Heralding a new era for the Arabic language lexicon, Sharjah has embarked on a landmark project to chronicle 17 centuries of development in the Arabic language spanning five distinct time periods. The Historical Corpus of the Arabic Language is a monumental undertaking that will offer unparalleled insight into the world’s fifth most widely spoken language and serve as a linguistic resource for researchers, academia, linguists and students worldwide.
Hundreds of senior researchers and linguists, editors, and experts from 10 Arabic language academies across the Arab world are currently in the process of documenting and researching the history and evolution of all Arabic words.
Upon completion at an estimated timeframe of 6 years, this will be the most comprehensive historical corpus of the Arabic language undertaken till date, and also the first one to cover its evolution from the pre-Islamic period through its growth during the Islamic era and several dynasties to its modern form.
Documenting 17 centuries of the Arabic language
With roots that lie in classical and modern Semitic, African and Asian languages, Arabic is a rich and sophisticated language that has had an enduring legacy in shaping civilisations across the Middle East and Africa. Spoken by more than 400 million people in these regions, it was also the medium through which philosophers, mathematicians, and astronomers pursued knowledge during the Golden Age of Islam.
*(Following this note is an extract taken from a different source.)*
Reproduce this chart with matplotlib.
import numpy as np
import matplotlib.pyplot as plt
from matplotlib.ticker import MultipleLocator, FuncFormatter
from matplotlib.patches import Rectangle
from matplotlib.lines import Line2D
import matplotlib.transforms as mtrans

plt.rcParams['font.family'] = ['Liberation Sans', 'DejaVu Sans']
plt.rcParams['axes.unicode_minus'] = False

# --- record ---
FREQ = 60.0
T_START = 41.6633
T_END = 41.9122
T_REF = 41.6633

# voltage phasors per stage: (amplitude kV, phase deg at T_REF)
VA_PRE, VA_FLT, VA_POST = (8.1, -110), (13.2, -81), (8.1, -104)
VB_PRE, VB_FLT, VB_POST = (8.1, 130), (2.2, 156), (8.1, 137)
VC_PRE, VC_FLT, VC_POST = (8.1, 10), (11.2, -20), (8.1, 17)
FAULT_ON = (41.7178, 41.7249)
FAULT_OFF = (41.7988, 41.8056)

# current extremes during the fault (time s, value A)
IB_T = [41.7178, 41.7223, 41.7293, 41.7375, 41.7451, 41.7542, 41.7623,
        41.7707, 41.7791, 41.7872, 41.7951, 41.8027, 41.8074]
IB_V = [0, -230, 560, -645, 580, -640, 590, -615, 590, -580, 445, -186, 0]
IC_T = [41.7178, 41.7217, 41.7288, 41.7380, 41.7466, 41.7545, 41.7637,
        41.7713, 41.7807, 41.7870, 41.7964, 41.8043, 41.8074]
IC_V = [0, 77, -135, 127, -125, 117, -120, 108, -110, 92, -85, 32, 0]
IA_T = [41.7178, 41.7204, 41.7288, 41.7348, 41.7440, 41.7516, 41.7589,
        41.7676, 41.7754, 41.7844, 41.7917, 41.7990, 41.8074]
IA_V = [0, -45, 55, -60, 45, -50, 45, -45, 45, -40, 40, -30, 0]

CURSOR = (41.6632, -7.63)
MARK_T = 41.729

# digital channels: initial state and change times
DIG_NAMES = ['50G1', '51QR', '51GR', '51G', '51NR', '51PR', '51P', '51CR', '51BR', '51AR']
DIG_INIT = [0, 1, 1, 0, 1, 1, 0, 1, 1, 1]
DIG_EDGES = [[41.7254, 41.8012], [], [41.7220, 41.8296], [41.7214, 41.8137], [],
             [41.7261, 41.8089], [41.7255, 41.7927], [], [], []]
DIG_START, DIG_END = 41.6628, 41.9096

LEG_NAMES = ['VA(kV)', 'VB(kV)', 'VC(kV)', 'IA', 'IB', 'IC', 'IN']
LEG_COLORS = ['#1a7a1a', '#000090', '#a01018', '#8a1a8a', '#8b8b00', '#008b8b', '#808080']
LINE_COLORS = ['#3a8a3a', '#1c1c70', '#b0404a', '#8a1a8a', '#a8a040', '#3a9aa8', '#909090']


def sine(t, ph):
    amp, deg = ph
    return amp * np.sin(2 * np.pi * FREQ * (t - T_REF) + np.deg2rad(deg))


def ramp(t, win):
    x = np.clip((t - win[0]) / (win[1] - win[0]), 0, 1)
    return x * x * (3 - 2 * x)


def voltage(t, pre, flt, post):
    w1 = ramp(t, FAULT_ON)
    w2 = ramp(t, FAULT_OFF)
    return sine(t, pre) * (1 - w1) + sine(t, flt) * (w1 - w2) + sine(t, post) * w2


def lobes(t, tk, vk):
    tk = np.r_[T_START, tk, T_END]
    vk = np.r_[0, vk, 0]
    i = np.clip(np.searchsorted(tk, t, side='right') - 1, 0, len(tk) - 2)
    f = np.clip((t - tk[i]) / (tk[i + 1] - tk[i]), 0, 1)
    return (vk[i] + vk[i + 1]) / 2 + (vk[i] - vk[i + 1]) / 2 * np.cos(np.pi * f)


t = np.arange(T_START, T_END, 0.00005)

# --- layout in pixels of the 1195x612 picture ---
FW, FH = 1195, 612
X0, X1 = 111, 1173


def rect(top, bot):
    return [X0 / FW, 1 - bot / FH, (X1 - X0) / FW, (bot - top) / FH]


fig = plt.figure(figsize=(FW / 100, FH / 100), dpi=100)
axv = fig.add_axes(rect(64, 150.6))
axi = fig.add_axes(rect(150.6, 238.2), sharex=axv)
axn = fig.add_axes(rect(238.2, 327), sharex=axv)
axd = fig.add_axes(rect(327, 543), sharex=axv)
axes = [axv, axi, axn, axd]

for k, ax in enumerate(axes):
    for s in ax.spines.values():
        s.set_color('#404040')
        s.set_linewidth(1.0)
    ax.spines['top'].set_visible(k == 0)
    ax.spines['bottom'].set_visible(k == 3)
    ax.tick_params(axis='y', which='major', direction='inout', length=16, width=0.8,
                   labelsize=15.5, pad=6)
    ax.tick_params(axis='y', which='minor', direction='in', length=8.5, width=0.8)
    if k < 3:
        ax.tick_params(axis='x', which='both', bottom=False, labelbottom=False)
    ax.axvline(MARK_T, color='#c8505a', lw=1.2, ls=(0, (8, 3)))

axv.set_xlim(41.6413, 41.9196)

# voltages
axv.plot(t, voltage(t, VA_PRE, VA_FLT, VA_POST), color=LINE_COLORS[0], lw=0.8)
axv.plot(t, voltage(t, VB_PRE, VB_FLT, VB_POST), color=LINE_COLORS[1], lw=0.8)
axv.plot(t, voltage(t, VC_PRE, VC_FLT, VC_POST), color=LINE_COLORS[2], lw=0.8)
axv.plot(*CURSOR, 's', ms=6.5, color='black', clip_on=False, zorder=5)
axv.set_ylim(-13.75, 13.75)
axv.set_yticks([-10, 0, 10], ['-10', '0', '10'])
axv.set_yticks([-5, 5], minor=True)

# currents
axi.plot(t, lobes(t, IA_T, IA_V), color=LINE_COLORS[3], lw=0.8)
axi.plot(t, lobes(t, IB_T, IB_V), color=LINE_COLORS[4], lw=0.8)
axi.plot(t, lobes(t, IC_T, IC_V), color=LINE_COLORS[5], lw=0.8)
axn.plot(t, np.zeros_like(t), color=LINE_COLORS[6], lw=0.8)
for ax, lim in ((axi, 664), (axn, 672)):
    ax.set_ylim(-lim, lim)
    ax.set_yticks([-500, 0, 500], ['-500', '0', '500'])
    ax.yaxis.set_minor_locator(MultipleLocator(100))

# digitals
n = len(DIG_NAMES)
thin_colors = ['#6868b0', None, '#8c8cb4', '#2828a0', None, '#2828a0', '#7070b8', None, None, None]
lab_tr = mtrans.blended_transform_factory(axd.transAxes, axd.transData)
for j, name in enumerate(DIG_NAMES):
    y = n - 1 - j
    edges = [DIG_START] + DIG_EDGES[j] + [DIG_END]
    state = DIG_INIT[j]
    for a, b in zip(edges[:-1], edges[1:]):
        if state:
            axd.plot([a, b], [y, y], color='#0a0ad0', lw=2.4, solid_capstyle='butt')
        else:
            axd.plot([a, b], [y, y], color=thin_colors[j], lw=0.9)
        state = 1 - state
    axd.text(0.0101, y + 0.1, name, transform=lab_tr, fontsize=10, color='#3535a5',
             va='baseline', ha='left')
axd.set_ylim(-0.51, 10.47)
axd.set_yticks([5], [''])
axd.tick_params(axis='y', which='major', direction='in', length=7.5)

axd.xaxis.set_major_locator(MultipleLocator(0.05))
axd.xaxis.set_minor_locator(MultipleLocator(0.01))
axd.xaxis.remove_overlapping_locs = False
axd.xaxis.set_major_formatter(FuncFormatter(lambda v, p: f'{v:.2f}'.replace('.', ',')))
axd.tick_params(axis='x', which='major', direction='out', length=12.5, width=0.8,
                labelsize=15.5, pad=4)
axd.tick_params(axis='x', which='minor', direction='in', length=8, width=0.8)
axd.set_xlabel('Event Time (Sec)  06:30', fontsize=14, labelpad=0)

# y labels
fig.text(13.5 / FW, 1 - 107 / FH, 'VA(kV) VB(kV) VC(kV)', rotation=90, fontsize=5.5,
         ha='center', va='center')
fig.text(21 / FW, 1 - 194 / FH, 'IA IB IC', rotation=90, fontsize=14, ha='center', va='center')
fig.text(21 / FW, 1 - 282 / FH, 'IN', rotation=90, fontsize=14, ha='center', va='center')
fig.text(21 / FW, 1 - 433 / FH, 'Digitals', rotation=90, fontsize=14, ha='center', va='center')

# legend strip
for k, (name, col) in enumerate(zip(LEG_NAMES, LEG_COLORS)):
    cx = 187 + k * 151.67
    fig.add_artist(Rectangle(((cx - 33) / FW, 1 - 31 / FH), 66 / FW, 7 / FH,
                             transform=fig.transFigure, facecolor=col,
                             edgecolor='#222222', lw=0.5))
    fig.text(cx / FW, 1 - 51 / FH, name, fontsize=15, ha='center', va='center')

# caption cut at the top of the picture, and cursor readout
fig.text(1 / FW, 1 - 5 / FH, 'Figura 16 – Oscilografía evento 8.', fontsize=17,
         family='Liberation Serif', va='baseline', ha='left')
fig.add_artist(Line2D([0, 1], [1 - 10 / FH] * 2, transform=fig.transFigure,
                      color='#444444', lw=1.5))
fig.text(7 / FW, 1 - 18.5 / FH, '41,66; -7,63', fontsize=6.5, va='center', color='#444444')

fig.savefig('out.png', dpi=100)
Since the dawn of the last century, efforts have been underway to document the ancient Arabic language in an all-encompassing corpus. However, the massive scale of such a project coupled with sub-par planning and financial constraints brought such initiatives to a halt until it was resumed following the directives of His Highness the Ruler of Sharjah.
With the digitisation of nearly 20,000 Arabic books, manuscripts, sources, and historical documents, the Historical Corpus of the Arabic Language will be a portal into 17 centuries of the Arabic language which includes Arabic engravings and antiquities dating back to the third century before Islam.
The corpus will answer several questions about language use as researchers go to the original root of each word, and methodically trace the usage of Arabic vocabulary in five distinct time periods: Pre-Islamic period, the Islamic era from Hijri years 1 AH to 132 AH, the Abbasid Caliphate, the development of nation states, and the present modern-day era.
Digital repository of more than 40,000 titles, extracts and documents
On completion, apart from a physical book, the project will also see the development of a massive digital library that will host more than 40,000 titles, extracts and documents in fields as diverse as literature, poetry, philosophy, history and the sciences. Many of these will be available in a digital format for the first time.
The Historical Corpus will provide a detailed documentation of word roots, derivatives, and phonetic variations. The history of every derivative word will be traced to find its first known usage dating from the pre-Islamic era until the modern day.
It will outline the development and evolution of terms used throughout the centuries and document the entry of new words into the language at different periods of time. It will also detail semantic changes – be it semantic shift, progression, development, or drift, whether through Arabic speakers or speakers of other Semitic languages that have influenced the Arabic language.
The project will reference the broad history of science and arts, and delve into the scientific study of the Arabic language, including syntax, morphology, fiqh (Islamic jurisprudence), phonetics, arūd (Arabic prosody, or poetic metres), rhetoric, and more, highlighting the words born out of these sciences.
Word comparisons with Semitic languages such as Hebrew, Akkadian, Syriac, Abyssinian, and others, will be emphasised. To accomplish this task, a specialised committee of Semitic language scholars has been formed who are tracing similarities and differences between Arabic words and their equivalents in Semitic languages and citing examples along with documentation of the original source.
Commenting on the project, Dr. Mohammed Safi Al Mostaghanemi, Secretary-General of the Arabic Language Academy in Sharjah, said: “The Historical Corpus of the Arabic Language fulfils a dream of the entire Arabic speaking world; it is an exemplary feat that will shine light on the richness of the Arabic language. No other project in recent times has drawn as much attention from linguists and Arabic language enthusiasts as this corpus, especially since several world languages have developed their own corpora – most notably Romance and Germanic languages such as French and English.”
Dr. Al Mostaghanemi added: “The Arabic language corpus had long been delayed due to arbitrary planning, financial constraints and the sheer scale of the endeavour. It is therefore a matter of great pride that Sharjah – an emirate recognised globally for its role in disseminating culture and knowledge, has reignited this project under the leadership of His Highness Sheikh Dr. Sultan Al Qasimi. It is solely due to His Highness’s unyielding dedication to supporting scientific research as well as preserving and promoting the Arabic language and Arab cultural initiatives that the project has finally managed to take off in the right direction.”
Created using a fully digitised platform with state-of-the-art technology, the Historical Corpus of the Arabic Language will be easy to access and navigate for both linguists and members of the public. The use of optical character recognition (OCR) technology for all documents will further enable researchers to find the information they require quickly within a broad historical context.